Quote Originally Posted by Eric View Post
...So I take it you will need to do some of the more intense modifications you touched upon in your other thread, yes? Do you need to do any flipping or swapping of pickups or anything due to the polarity differences or anything?
In this case, all I needed to do was switch the hot & ground connections for the DiMarzio humbucker vs. the stock installation instructions. Not only does that put the humbucker output in phase with the output of the CV Strat's neck and middle pickups, but it will also keep the #2 position of the pickup selector hum cancelling when the humbucker coil is split. This is important to me because I will next be wiring the 5-way switch so that the coils are automatically split at position #2, to get the "max quack" from the bridge-middle pickup combination.

Depending upon the phase and magnetic polarity of the middle single coil in a Strat or similar guitar with single coil pickups, you can run into four possible combinations of the signal phase and magnetic polarities with a split-coil humbucker. It can be:

  1. In phase with the middle pickup and hum cancelling (the desired case)
  2. In phase with the middle pickup but not hum cancelling
  3. Out of phase with the middle pickup but hum cancelling
  4. Out of phase with the middle pickup and not hum cancelling (a total FAIL!)

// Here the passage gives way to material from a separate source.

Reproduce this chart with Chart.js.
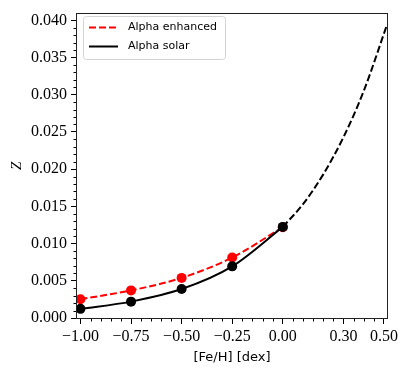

Fortunately, with a 4-conductor humbucker of the type you use for coil-splitting, any of these four are possible, depending on how the 4 leads are connected to the switch and to each other (i.e. the "series link" between the two humbucker coils). As long as you know how the coils of the humbucker relate to the middle single coil, both in terms of signal phase and magnetic polarity, you can wire in the humbucker to get that "desired case" output. And the phase and polarity are easily determined by simple test methods before you make the connections. That's how I determined that I needed to swap the hot and ground leads when I installed the Air Norton last night.